Чем объяснить у очень умного и зрелого человека такую долгую, навязчивую до-под – и бессознательного неприязнь? Не умом же? А тем, что природный ум десятилетиями истязается одним и тем же, а именно и только тем, что не есть предмет не только изощренного, но и никакого ума. Ум восстает на новоявленный язык. Естественно – как желудок. Он отказывается переваривать, исторгает.
Очищается.
«Первые книги, которые выйдут в России без цензуры, – говорил Пушкин незадолго до гибели, – будет полное собрание сочинений Баркова». Полтораста и еще пять лет спустя этот завет остается невыполненным.
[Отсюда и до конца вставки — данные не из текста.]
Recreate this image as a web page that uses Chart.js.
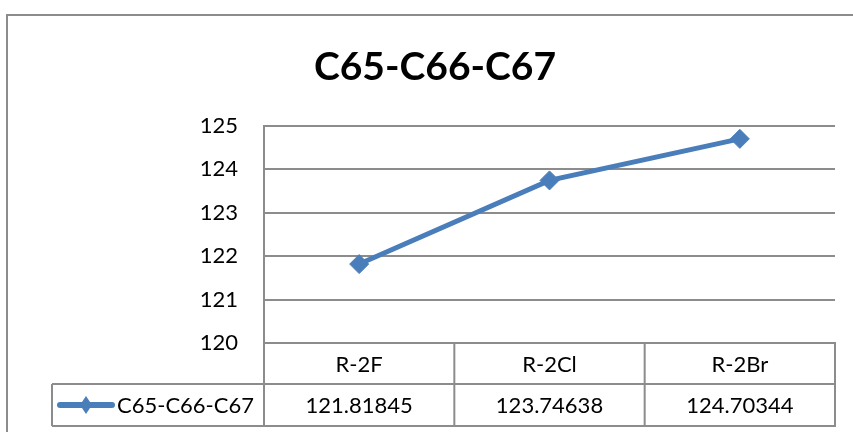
<!DOCTYPE html>
<html>
<head>
<meta charset="utf-8">
<script src="https://cdn.jsdelivr.net/npm/chart.js@4/dist/chart.umd.min.js"></script>
<style>
  html, body { margin: 0; padding: 0; background: #ffffff; }
  #wrap { width: 853px; height: 432px; position: relative; }
</style>
</head>
<body>
<div id="wrap"><canvas id="c" width="853" height="432"></canvas></div>
<script>
// Bond angle data
const chartTitle = 'C65-C66-C67';
const categories = ['R-2F', 'R-2Cl', 'R-2Br'];
const seriesName = 'C65-C66-C67';
const values = [121.81845, 123.74638, 124.70344];
const valueLabels = ['121.81845', '123.74638', '124.70344'];
const yTicks = [120, 121, 122, 123, 124, 125];

const LINE_BLUE = '#4a7ebb';
const GRID_GRAY = '#8c8c8c';
const FONT = 'Lato, "Open Sans", sans-serif';

// Outer frame and title
const framePlugin = {
  id: 'frame',
  beforeDraw(chart) {
    const ctx = chart.ctx;
    ctx.save();
    ctx.fillStyle = '#ffffff';
    ctx.fillRect(0, 0, chart.width, chart.height);
    ctx.strokeStyle = GRID_GRAY;
    ctx.lineWidth = 2;
    ctx.beginPath();
    ctx.moveTo(7, chart.height);
    ctx.lineTo(7, 15);
    ctx.lineTo(chart.width, 15);
    ctx.stroke();
    ctx.fillStyle = '#000000';
    ctx.font = 'bold 39px ' + FONT;
    ctx.textAlign = 'center';
    ctx.textBaseline = 'alphabetic';
    ctx.fillText(chartTitle, 435, 80);
    ctx.restore();
  }
};

// Data table under the plot area, columns aligned with the category scale
const tablePlugin = {
  id: 'dataTable',
  afterDraw(chart) {
    const ctx = chart.ctx;
    const area = chart.chartArea;
    const xs = chart.scales.x;
    const n = categories.length;
    const bounds = [area.left];
    for (let i = 0; i < n - 1; i++) {
      bounds.push((xs.getPixelForValue(i) + xs.getPixelForValue(i + 1)) / 2);
    }
    bounds.push(area.right);

    const top = area.bottom;
    const mid = top + 41;
    const bottom = top + 83;
    const legendLeft = 52;

    ctx.save();
    ctx.strokeStyle = GRID_GRAY;
    ctx.lineWidth = 2;
    ctx.beginPath();
    // horizontal rules
    ctx.moveTo(area.left, top); ctx.lineTo(area.right + 1, top);
    ctx.moveTo(legendLeft, mid); ctx.lineTo(area.right + 1, mid);
    ctx.moveTo(legendLeft, bottom); ctx.lineTo(area.right + 1, bottom);
    // vertical rules
    bounds.forEach(b => { ctx.moveTo(b, top); ctx.lineTo(b, bottom); });
    ctx.moveTo(legendLeft, mid); ctx.lineTo(legendLeft, bottom);
    ctx.stroke();

    ctx.fillStyle = '#000000';
    ctx.font = '22px ' + FONT;
    ctx.textAlign = 'center';
    ctx.textBaseline = 'middle';
    for (let i = 0; i < n; i++) {
      const cx = (bounds[i] + bounds[i + 1]) / 2;
      ctx.fillText(categories[i], cx, (top + mid) / 2 + 1);
      ctx.fillText(valueLabels[i], cx, (mid + bottom) / 2 + 1);
    }

    // legend key
    const ky = (mid + bottom) / 2;
    ctx.strokeStyle = LINE_BLUE;
    ctx.lineWidth = 6;
    ctx.lineCap = 'round';
    ctx.beginPath();
    ctx.moveTo(60, ky); ctx.lineTo(112, ky);
    ctx.stroke();
    ctx.fillStyle = LINE_BLUE;
    ctx.beginPath();
    ctx.moveTo(86, ky - 9); ctx.lineTo(92, ky); ctx.lineTo(86, ky + 9); ctx.lineTo(80, ky);
    ctx.closePath();
    ctx.fill();
    ctx.fillStyle = '#000000';
    ctx.textAlign = 'left';
    ctx.fillText(seriesName, 117, ky + 1);
    ctx.restore();
  }
};

new Chart(document.getElementById('c'), {
  type: 'line',
  data: {
    labels: categories,
    datasets: [{
      label: seriesName,
      data: values,
      borderColor: LINE_BLUE,
      backgroundColor: LINE_BLUE,
      borderWidth: 5,
      pointStyle: 'rectRot',
      pointRadius: 9.5,
      pointBorderWidth: 1,
      pointBackgroundColor: LINE_BLUE,
      pointBorderColor: LINE_BLUE,
      tension: 0,
      fill: false
    }]
  },
  options: {
    responsive: false,
    animation: false,
    devicePixelRatio: 1,
    layout: { padding: { left: 0, right: 18, top: 126, bottom: 89 } },
    plugins: {
      legend: { display: false },
      title: { display: false },
      tooltip: { enabled: false }
    },
    scales: {
      x: {
        type: 'category',
        offset: true,
        display: false
      },
      y: {
        min: yTicks[0],
        max: yTicks[yTicks.length - 1],
        afterFit(scale) { scale.width = 264; },
        afterBuildTicks(scale) { scale.ticks = yTicks.map(v => ({ value: v })); },
        ticks: {
          color: '#000000',
          padding: 26,
          font: { family: FONT, size: 22 }
        },
        grid: {
          color: GRID_GRAY,
          lineWidth: 2,
          drawTicks: false
        },
        border: { display: true, color: GRID_GRAY, width: 2 }
      }
    }
  },
  plugins: [framePlugin, tablePlugin]
});
</script>
</body>
</html>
Эти последние наши пять лет – пятилетка гласности – особенно наглядны. Цензуры не стало как никогда, однако она оставила за собой, по крайней мере, три пункта: военную и государственную тайну, пропаганду войны и насилия и порнографию. Военная и государственная тайна не выбалтывается, однако, нынче лишь до тех пор, пока она никому, включая ее носителей, неизвестна. Пропаганда войны и насилия либо вообще не свойственна психически нормальному человеку, либо стала такой нормой жизни, что никем не замечается, как наши лозунги. Порнография настолько традиционно не развита, что ее можно было бы и не заметить невооруженным глазом, как чуть завернувшуюся на ветру юбочку, если бы не сам цензурный запрет. Ибо под запрет попал язык, а не описание.
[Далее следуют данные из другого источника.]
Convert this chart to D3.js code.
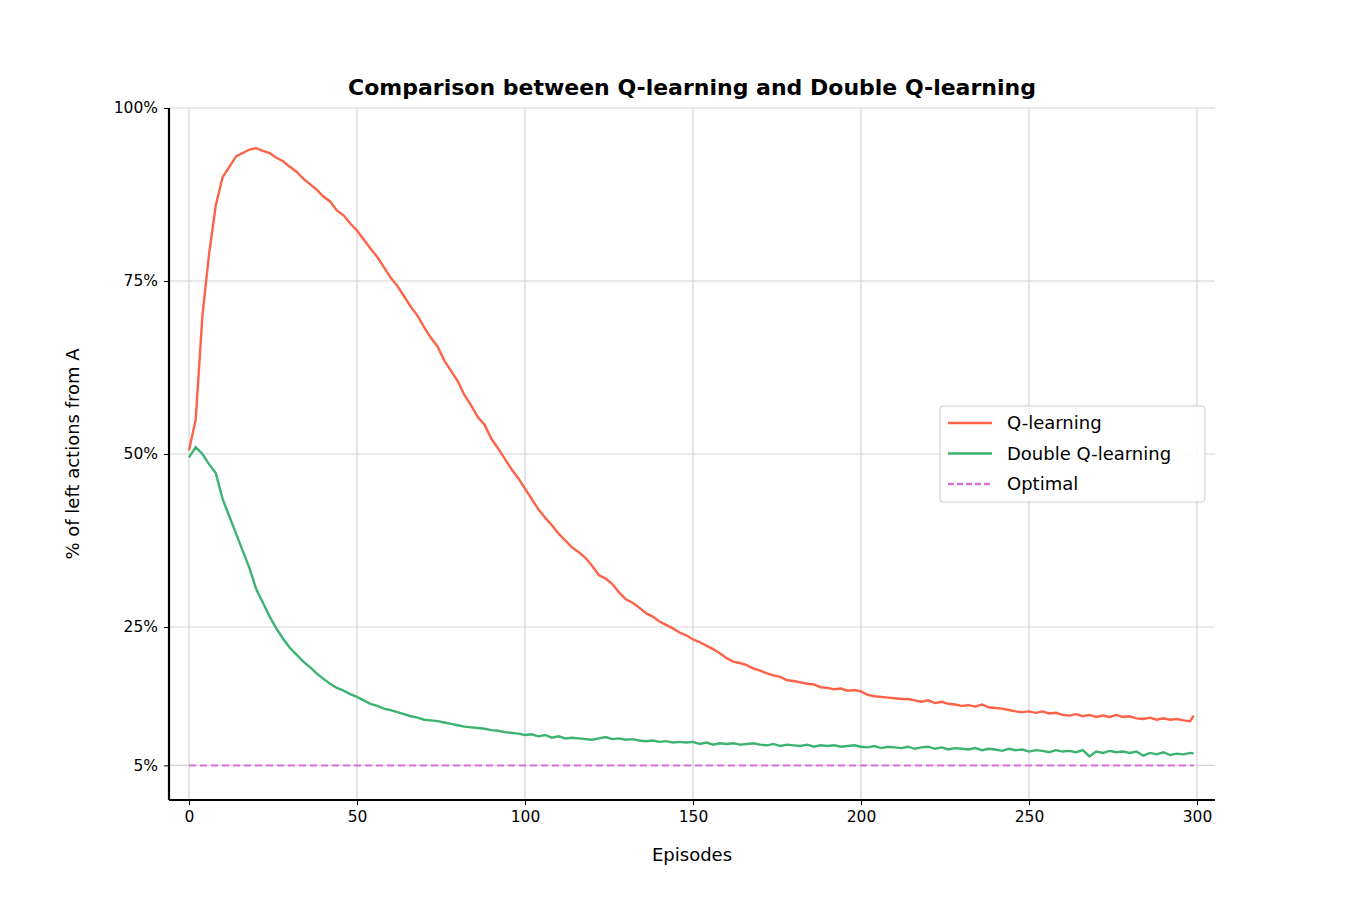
<!DOCTYPE html>
<html><head><meta charset="utf-8">
<script src="https://cdn.jsdelivr.net/npm/d3@7"></script>
<style>body{margin:0;background:#fff;font-family:"DejaVu Sans",sans-serif}svg text{font-family:"DejaVu Sans",sans-serif}</style>
</head><body><svg id="c" width="1350" height="900"></svg>
<script>
const episodes = d3.range(0,300,2).concat([299]);
const qLearning = [50.5,55,70,79,86,90,91.5,93,93.5,94,94.2,93.8,93.5,92.8,92.3,91.5,90.8,89.8,89,88.2,87.2,86.5,85.2,84.5,83.3,82.3,81,79.7,78.5,77,75.5,74.3,72.8,71.3,70,68.3,66.8,65.5,63.5,62,60.5,58.5,57,55.3,54.2,52.2,50.8,49.3,47.8,46.5,45,43.5,42,40.8,39.7,38.5,37.5,36.5,35.8,35,33.8,32.5,32,31.2,30,29,28.5,27.8,27,26.5,25.8,25.3,24.8,24.2,23.8,23.2,22.8,22.3,21.8,21.2,20.5,20,19.8,19.5,19,18.7,18.3,18,17.8,17.3,17.2,17.0,16.8,16.7,16.3,16.2,16.0,16.1,15.8,15.9,15.7,15.2,15.0,14.9,14.8,14.7,14.6,14.6,14.4,14.2,14.4,14.0,14.2,13.9,13.8,13.6,13.7,13.5,13.8,13.4,13.3,13.2,13.0,12.8,12.7,12.8,12.6,12.8,12.5,12.6,12.3,12.2,12.4,12.1,12.3,12.0,12.2,12.0,12.3,12.0,12.1,11.8,11.7,11.9,11.6,11.8,11.6,11.7,11.5,11.4,12.2];
const doubleQ = [49.5,51,50,48.5,47.2,43.5,41,38.5,36,33.5,30.5,28.5,26.5,24.8,23.3,22,21,20,19.2,18.3,17.5,16.8,16.2,15.8,15.3,14.9,14.4,13.9,13.6,13.2,13.0,12.7,12.4,12.1,11.9,11.6,11.5,11.4,11.2,11.0,10.8,10.6,10.5,10.4,10.3,10.1,10.0,9.8,9.7,9.6,9.4,9.5,9.2,9.4,9.0,9.2,8.9,9.0,8.9,8.8,8.7,8.9,9.1,8.8,8.9,8.7,8.8,8.6,8.5,8.6,8.4,8.5,8.3,8.4,8.3,8.4,8.1,8.3,8.0,8.2,8.1,8.2,8.0,8.1,8.2,8.0,7.9,8.1,7.8,8.0,7.9,7.8,8.0,7.7,7.9,7.8,7.9,7.7,7.8,7.9,7.7,7.6,7.8,7.5,7.7,7.6,7.5,7.7,7.4,7.6,7.7,7.4,7.6,7.3,7.5,7.4,7.3,7.5,7.2,7.4,7.3,7.1,7.4,7.2,7.3,7.0,7.2,7.1,6.9,7.2,7.0,7.1,6.9,7.2,6.3,7.0,6.8,7.1,6.9,7.0,6.8,7.0,6.4,6.8,6.6,6.9,6.5,6.7,6.6,6.8,6.7];
const optimal = 5;
const yTicks = [5,25,50,75,100];
const xTicks = [0,50,100,150,200,250,300];

const svg = d3.select("#c");
const L=169,R=1215,T=108,B=800;
const x = d3.scaleLinear().domain([-5.95,305.36]).range([L,R]);
const y = d3.scaleLinear().domain([0,100]).range([B,T]);

svg.append("g").selectAll("line").data(xTicks).join("line")
  .attr("x1",d=>x(d)).attr("x2",d=>x(d)).attr("y1",T).attr("y2",B).attr("stroke","#d3d3d3").attr("stroke-width",1.2);
svg.append("g").selectAll("line").data(yTicks).join("line")
  .attr("x1",L).attr("x2",R).attr("y1",d=>y(d)).attr("y2",d=>y(d)).attr("stroke","#d3d3d3").attr("stroke-width",1.2);

const xa = svg.append("g").attr("transform",`translate(0,${B})`)
  .call(d3.axisBottom(x).tickValues(xTicks).tickSize(5).tickPadding(6));
const ya = svg.append("g").attr("transform",`translate(${L},0)`)
  .call(d3.axisLeft(y).tickValues(yTicks).tickFormat(d=>d+"%").tickSize(5).tickPadding(6));
[xa,ya].forEach(a=>{a.attr("font-size",null).attr("font-family",null);
  a.selectAll("text").style("font-size","15.5px").style("fill","#000");
  a.selectAll(".tick line").attr("stroke","#000").attr("stroke-width",1);
  a.select(".domain").remove();});
svg.append("line").attr("x1",L).attr("x2",R).attr("y1",B).attr("y2",B).attr("stroke","#000").attr("stroke-width",2.2);
svg.append("line").attr("x1",L).attr("x2",L).attr("y1",T).attr("y2",B).attr("stroke","#000").attr("stroke-width",2.2);

const line = d3.line().x((d,i)=>x(episodes[i])).y(d=>y(d));
svg.append("path").datum(qLearning).attr("d",line).attr("fill","none").attr("stroke","#ff6347").attr("stroke-width",2.4);
svg.append("path").datum(doubleQ).attr("d",line).attr("fill","none").attr("stroke","#3cb371").attr("stroke-width",2.4);
svg.append("line").attr("x1",x(0)).attr("x2",x(299)).attr("y1",y(optimal)).attr("y2",y(optimal))
  .attr("stroke","#da70d6").attr("stroke-width",2).attr("stroke-dasharray","7,4");

svg.append("text").attr("x",692).attr("y",95).attr("text-anchor","middle").style("font-size","22px").style("font-weight","bold").text("Comparison between Q-learning and Double Q-learning");
svg.append("text").attr("x",692).attr("y",861).attr("text-anchor","middle").style("font-size","18px").text("Episodes");
svg.append("text").attr("transform","translate(79,454) rotate(-90)").attr("text-anchor","middle").style("font-size","18px").text("% of left actions from A");

const lg = svg.append("g");
lg.append("rect").attr("x",940).attr("y",406).attr("width",265).attr("height",96).attr("rx",3).attr("fill","#fff").attr("fill-opacity",0.85).attr("stroke","#ccc");
const items=[["Q-learning","#ff6347",null],["Double Q-learning","#3cb371",null],["Optimal","#da70d6","6,3"]];
items.forEach((it,i)=>{const yy=423+i*30.5;
  lg.append("line").attr("x1",948).attr("x2",992).attr("y1",yy).attr("y2",yy).attr("stroke",it[1]).attr("stroke-width",2.4).attr("stroke-dasharray",it[2]);
  lg.append("text").attr("x",1007).attr("y",yy+6).style("font-size","18px").text(it[0]);});
</script></body></html>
То есть мат – единственная оставшаяся в живых природная и родная часть языка нашего.
«Первые книги, которые выйдут в СССР при действительной свободе печати (не путать ни с цензурой, ни со свободой слова, ни с гласностью…), – скажу и я, все еще не погибая, – будет полное собрание сочинений Алешковского»!
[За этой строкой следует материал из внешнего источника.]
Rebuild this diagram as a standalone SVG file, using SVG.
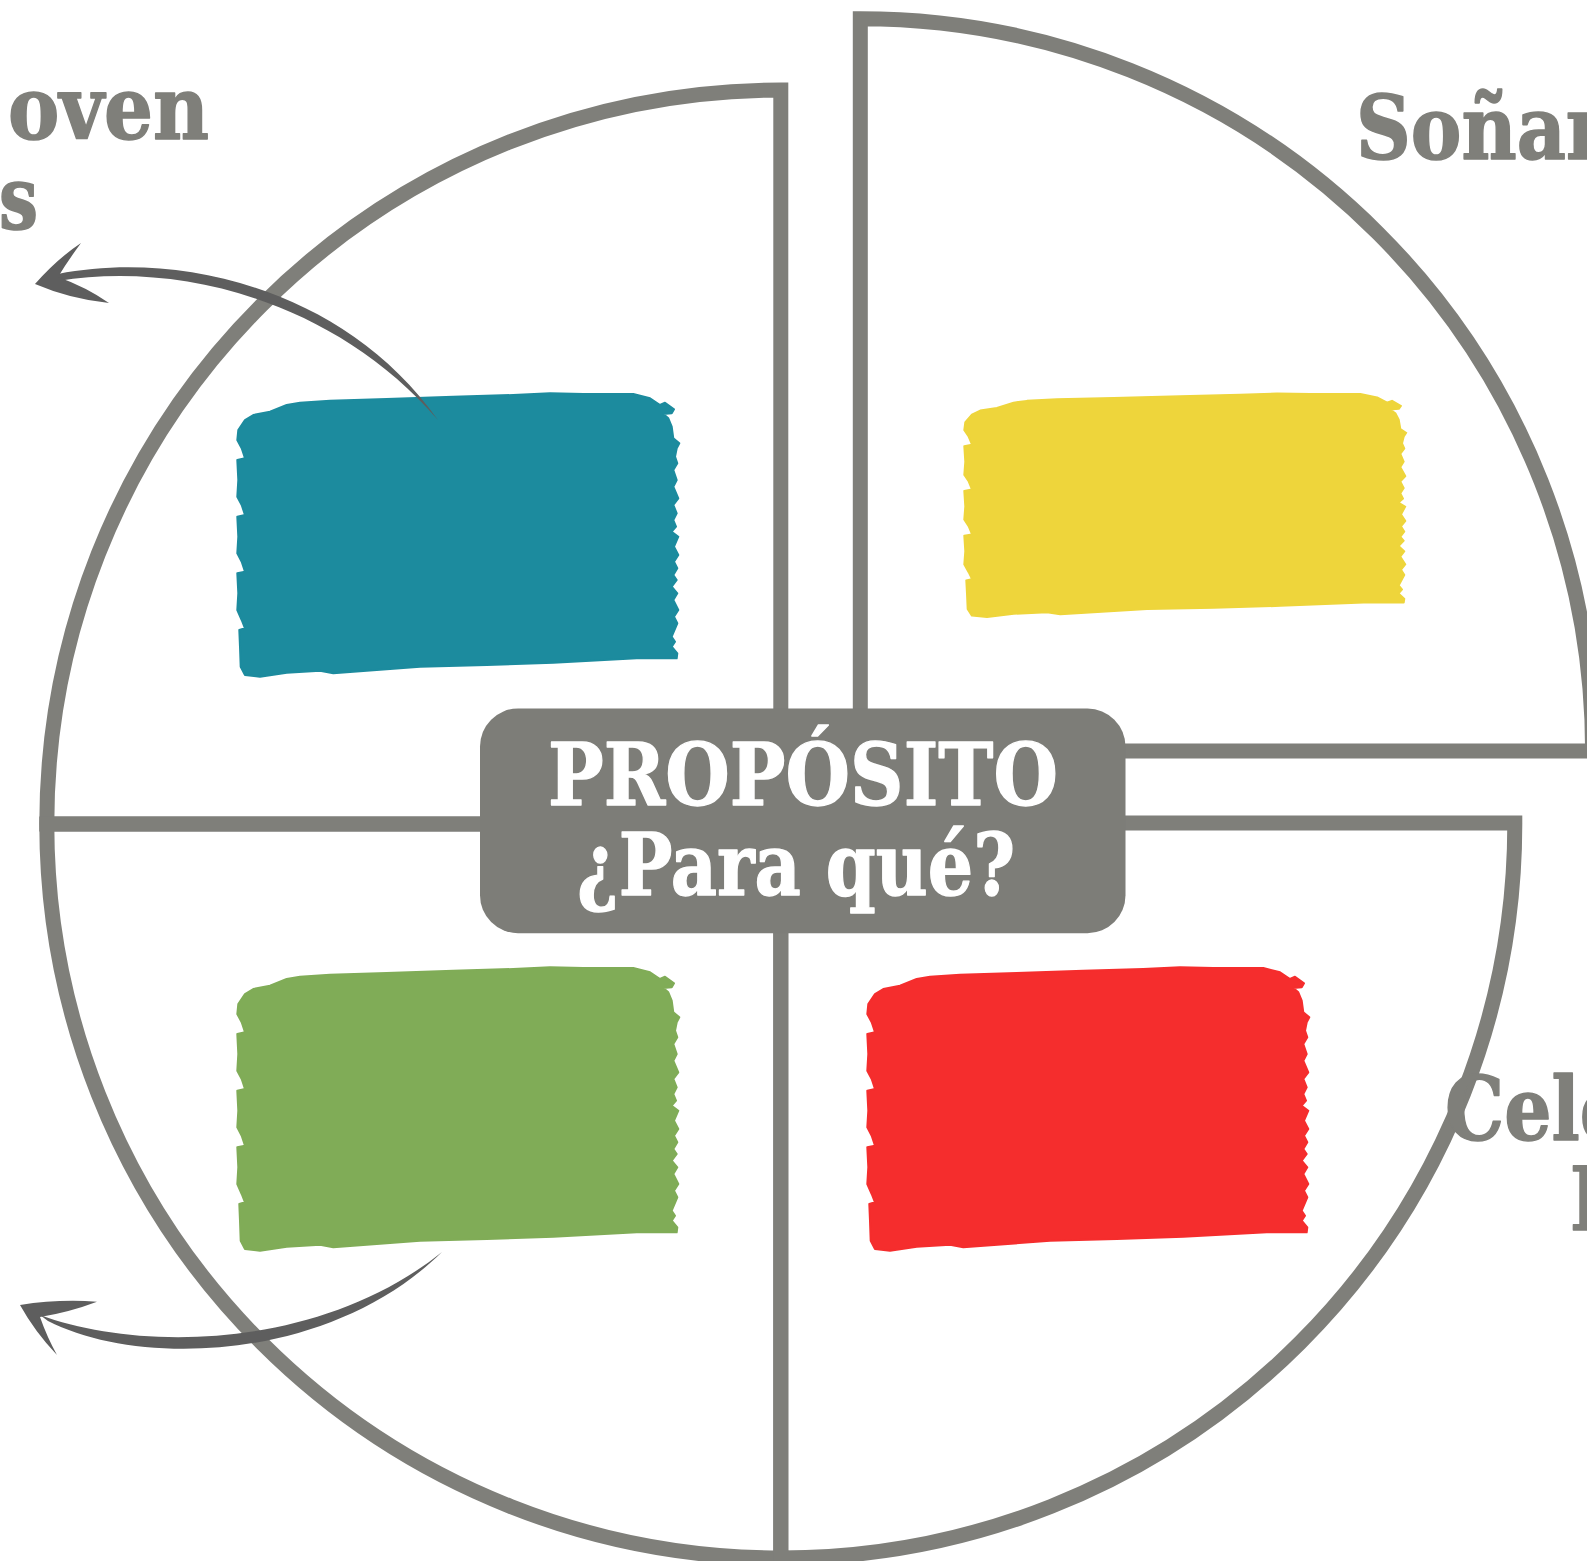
<svg xmlns="http://www.w3.org/2000/svg" xmlns:xlink="http://www.w3.org/1999/xlink" width="1587" height="1561" viewBox="0 0 1587 1561">
  <style>
    .ring { fill: none; stroke: #7f7f7a; stroke-width: 15; stroke-linejoin: miter; }
    .side { font-family: "DejaVu Serif", "Liberation Serif", serif; font-weight: bold; font-size: 88px; fill: #7f7f7a; stroke: #7f7f7a; stroke-width: 1.6; stroke-linejoin: round; }
    .center { font-family: "DejaVu Serif", "Liberation Serif", serif; font-weight: bold; font-size: 86px; fill: #ffffff; stroke: #ffffff; stroke-width: 1.4; stroke-linejoin: round; }
    .arrow { fill: #5e5e5e; }
    .brush { stroke-width: 2; stroke-linejoin: round; }
  </style>
  <defs>
    <path id="brush" d="M0.3,47 L1.3,37 8,27 16.3,22 33,18.7 49.7,12 63,9.7 93,7.7 149.7,6 216.3,3.7 276.3,2 313,0.3 346.3,1 396.3,1 413,5.3 423,12 428,9.7 437,16.3 434.7,20.3 426.3,21 431.3,25.3 434.7,33.7 436.3,45.3 442.3,50.3 439.7,55.3 438,63.7 440.3,70.3 436.3,77 439.7,87 436.3,93.7 441.3,105.3 436.3,112 439.7,120.3 436.3,127 439,133.7 434.7,138.7 441.3,143.7 437,153.7 441.3,162 437,168.7 440.3,175.3 436.3,182 439.7,187 434.7,193.7 440.3,200.3 436.3,207 441.3,217 437,223.7 440.3,230.3 434.7,243.7 438,248.7 434.7,253.7 440.3,260.3 439.7,265.3 399.7,265.3 316.3,269.7 249.7,272 183,273.7 96.3,280.3 83,277.7 49.7,279.7 23,283.7 8,282 3.7,273.7 3,253.7 2.3,237 8,235.3 4.7,227 0.3,217 1.3,200.3 0.3,180.3 8,178.7 4.7,168.7 0.3,160.3 1.3,143.7 0.3,123.7 8,122 4.7,112 0.3,103.7 1.3,87 0.3,67 8,65.3 4.7,55.3 Z"/>
  </defs>

  <g id="quadrants">
    <path id="quad-tl" class="ring" d="M780.8,720 V90 A734,734 0 0 0 46.8,824 H490"/>
    <path id="quad-bl" class="ring" d="M490,824 H46.8 A734,734 0 0 0 780.8,1558 V920"/>
    <path id="quad-br" class="ring" d="M780.8,920 V1558 A734,734 0 0 0 1514.8,823 H1110"/>
    <path id="quad-tr" class="ring" d="M1110,751 H1592.6 A732.3,732.3 0 0 0 860.3,18.7 V720"/>
  </g>

  <g id="node-teal"><use xlink:href="#brush" href="#brush" class="brush" transform="translate(237,393)" fill="#1c8b9e" stroke="#1c8b9e"/></g>
  <g id="node-yellow"><use xlink:href="#brush" href="#brush" class="brush" transform="translate(964,393) scale(1,0.79)" fill="#eed53b" stroke="#eed53b"/></g>
  <g id="node-green"><use xlink:href="#brush" href="#brush" class="brush" transform="translate(237,967)" fill="#80ac57" stroke="#80ac57"/></g>
  <g id="node-red"><use xlink:href="#brush" href="#brush" class="brush" transform="translate(867,967)" fill="#f52d2d" stroke="#f52d2d"/></g>

  <g id="node-center">
    <rect x="480" y="708.5" width="645.5" height="224.7" rx="38" ry="38" fill="#7d7d78"/>
    <text class="center" x="548" y="804.6" textLength="510" lengthAdjust="spacingAndGlyphs">PROPÓSITO</text>
    <text class="center" x="577" y="894.7" textLength="438" lengthAdjust="spacingAndGlyphs">¿Para qué?</text>
  </g>

  <g id="labels">
    <text class="side" x="8" y="138.7" textLength="201" lengthAdjust="spacingAndGlyphs">oven</text>
    <text class="side" x="-1" y="228.7" textLength="39" lengthAdjust="spacingAndGlyphs">s</text>
    <text class="side" x="1356" y="159" textLength="250" lengthAdjust="spacingAndGlyphs">Soñar</text>
    <text class="side" x="1445" y="1140" textLength="182" lengthAdjust="spacingAndGlyphs">Cele</text>
    <text class="side" x="1570" y="1230" textLength="50" lengthAdjust="spacingAndGlyphs">L</text>
  </g>

  <g id="connectors">
    <g id="arrow-top">
      <path class="arrow" d="M58,274 C180,250 345,289 438,420 C335,301 180,261 58,281 Z"/>
      <path class="arrow" d="M35,284 Q57,259 81,243 Q67,262 58,277 Q86,287 109,303 Q70,299 35,284 Z"/>
    </g>
    <g id="arrow-bottom">
      <path class="arrow" d="M40,1315 C140,1352 320,1350 442,1252 C330,1362 140,1368 48,1321 Z"/>
      <path class="arrow" d="M20,1305 Q58,1299 97,1301.7 Q70,1312 40,1317 Q47,1337 57,1355 Q35,1332 20,1305 Z"/>
    </g>
  </g>
</svg>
Как нерешительно и стремительно ширилась наша гласность! Еще в 87-м нельзя было упомянуть имя Бродского, а в 88-м доносили за Солженицына. Рассуждались уже не книги (цензуры уже как бы не было), а судьбы (идеология оставалась). Сначала стало можно публиковать тех, кто умер, но тоже в последовательности: предпочтительнее тех, кто при жизни за границей не печатался (Платонов, Гроссман), а потом уже, кто при жизни там напечатался, от чего и умер (Пастернак, Домбровский), затем уже тех, кто еще жив. Но и тут последовательное предпочтение: жив, но ТАМ не печатался (Рыбаков, Дудинцев), затем, хоть ТАМ и печатался, но зато жив ЗДЕСЬ (Искандер, Венедикт Ерофеев), затем даже так: хоть и уехал, зато на родине и не печатался (Саша Соколов, Лимонов), и лишь затем тех, кто и здесь печатался, и уехал, и там печатался (чтобы распечатать последний ряд, следовало для начала ТАМ и умереть, как В. Некрасов). Все это была уже застарелая политика, а не цензура – запретны были не тексты, а авторы. Тут тоже оказалась бездна нюансов, кто за кем. Но вот уже и Максимов печатает свой журнал у нас, а наши журналы заполнены эмигрантской литературой, как в свое время – секретарской. Одной лишь современной литературе по-прежнему не оказалось места. Оказалось, что ее и нет, современной литературы.